* STATED TASK *
Skip the pictures. Reproduce all other material exactly.

◆ ◆ ◆ ◆ ◆

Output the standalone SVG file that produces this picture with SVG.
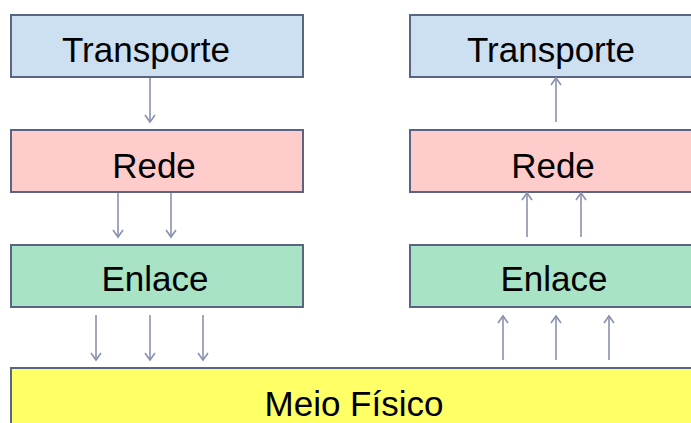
<svg xmlns="http://www.w3.org/2000/svg" width="691" height="423" viewBox="0 0 691 423">
<style>
.box{stroke:#5b6482;stroke-width:2}
.t{fill:#cde0f1}.r{fill:#ffcccc}.e{fill:#a7e3c4}.m{fill:#ffff66}
text{font-family:"Liberation Sans",Arial,sans-serif;font-size:35px;fill:#000;text-anchor:middle}
.c line{stroke:#8a91b0;stroke-width:1.6}
.c path{fill:none;stroke:#8a91b0;stroke-width:1.6}
</style>
<rect width="691" height="423" fill="#fff"/>
<g id="transporte-a"><rect class="box t" x="11" y="15" width="292" height="62"/><text x="146" y="62">Transporte</text></g>
<g id="rede-a"><rect class="box r" x="11" y="130" width="292" height="62"/><text x="154" y="178">Rede</text></g>
<g id="enlace-a"><rect class="box e" x="11" y="245" width="292" height="62"/><text x="155" y="291">Enlace</text></g>
<g id="transporte-b"><rect class="box t" x="410" y="15" width="292" height="62"/><text x="551" y="62">Transporte</text></g>
<g id="rede-b"><rect class="box r" x="410" y="130" width="292" height="62"/><text x="553" y="178">Rede</text></g>
<g id="enlace-b"><rect class="box e" x="410" y="245" width="292" height="62"/><text x="554" y="291">Enlace</text></g>
<g id="meio"><rect class="box m" x="11" y="368" width="700" height="70"/><text x="354" y="416">Meio Físico</text></g>
<g id="connectors" class="c">
<line x1="150" y1="78" x2="150" y2="122"/><path d="M145,115 L150,122 L155,115"/>
<line x1="118" y1="193" x2="118" y2="237"/><path d="M113,230 L118,237 L123,230"/>
<line x1="171" y1="193" x2="171" y2="237"/><path d="M166,230 L171,237 L176,230"/>
<line x1="96" y1="315" x2="96" y2="360"/><path d="M91,353 L96,360 L101,353"/>
<line x1="150" y1="315" x2="150" y2="360"/><path d="M145,353 L150,360 L155,353"/>
<line x1="203" y1="315" x2="203" y2="360"/><path d="M198,353 L203,360 L208,353"/>
<line x1="556" y1="122" x2="556" y2="78"/><path d="M551,85 L556,78 L561,85"/>
<line x1="527" y1="237" x2="527" y2="193"/><path d="M522,200 L527,193 L532,200"/>
<line x1="581" y1="237" x2="581" y2="193"/><path d="M576,200 L581,193 L586,200"/>
<line x1="503" y1="360" x2="503" y2="316"/><path d="M498,323 L503,316 L508,323"/>
<line x1="556" y1="360" x2="556" y2="316"/><path d="M551,323 L556,316 L561,323"/>
<line x1="609" y1="360" x2="609" y2="316"/><path d="M604,323 L609,316 L614,323"/>
</g>
</svg>
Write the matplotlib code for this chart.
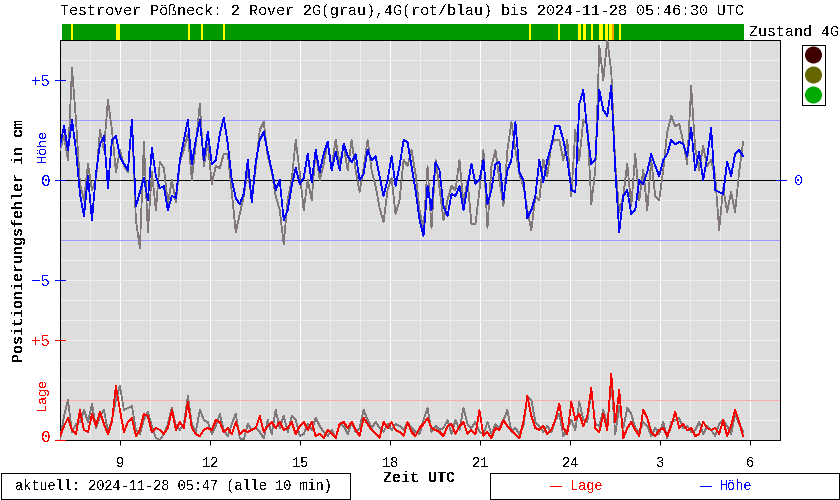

◆ ◆ ◆ ◆ ◆

* FULL ANSWER *
Output the standalone SVG file that produces this picture with SVG.
<svg xmlns="http://www.w3.org/2000/svg" width="691" height="423" viewBox="0 0 691 423">
<style>
.box{stroke:#5b6482;stroke-width:2}
.t{fill:#cde0f1}.r{fill:#ffcccc}.e{fill:#a7e3c4}.m{fill:#ffff66}
text{font-family:"Liberation Sans",Arial,sans-serif;font-size:35px;fill:#000;text-anchor:middle}
.c line{stroke:#8a91b0;stroke-width:1.6}
.c path{fill:none;stroke:#8a91b0;stroke-width:1.6}
</style>
<rect width="691" height="423" fill="#fff"/>
<g id="transporte-a"><rect class="box t" x="11" y="15" width="292" height="62"/><text x="146" y="62">Transporte</text></g>
<g id="rede-a"><rect class="box r" x="11" y="130" width="292" height="62"/><text x="154" y="178">Rede</text></g>
<g id="enlace-a"><rect class="box e" x="11" y="245" width="292" height="62"/><text x="155" y="291">Enlace</text></g>
<g id="transporte-b"><rect class="box t" x="410" y="15" width="292" height="62"/><text x="551" y="62">Transporte</text></g>
<g id="rede-b"><rect class="box r" x="410" y="130" width="292" height="62"/><text x="553" y="178">Rede</text></g>
<g id="enlace-b"><rect class="box e" x="410" y="245" width="292" height="62"/><text x="554" y="291">Enlace</text></g>
<g id="meio"><rect class="box m" x="11" y="368" width="700" height="70"/><text x="354" y="416">Meio Físico</text></g>
<g id="connectors" class="c">
<line x1="150" y1="78" x2="150" y2="122"/><path d="M145,115 L150,122 L155,115"/>
<line x1="118" y1="193" x2="118" y2="237"/><path d="M113,230 L118,237 L123,230"/>
<line x1="171" y1="193" x2="171" y2="237"/><path d="M166,230 L171,237 L176,230"/>
<line x1="96" y1="315" x2="96" y2="360"/><path d="M91,353 L96,360 L101,353"/>
<line x1="150" y1="315" x2="150" y2="360"/><path d="M145,353 L150,360 L155,353"/>
<line x1="203" y1="315" x2="203" y2="360"/><path d="M198,353 L203,360 L208,353"/>
<line x1="556" y1="122" x2="556" y2="78"/><path d="M551,85 L556,78 L561,85"/>
<line x1="527" y1="237" x2="527" y2="193"/><path d="M522,200 L527,193 L532,200"/>
<line x1="581" y1="237" x2="581" y2="193"/><path d="M576,200 L581,193 L586,200"/>
<line x1="503" y1="360" x2="503" y2="316"/><path d="M498,323 L503,316 L508,323"/>
<line x1="556" y1="360" x2="556" y2="316"/><path d="M551,323 L556,316 L561,323"/>
<line x1="609" y1="360" x2="609" y2="316"/><path d="M604,323 L609,316 L614,323"/>
</g>
</svg>
Write the matplotlib code for this chart.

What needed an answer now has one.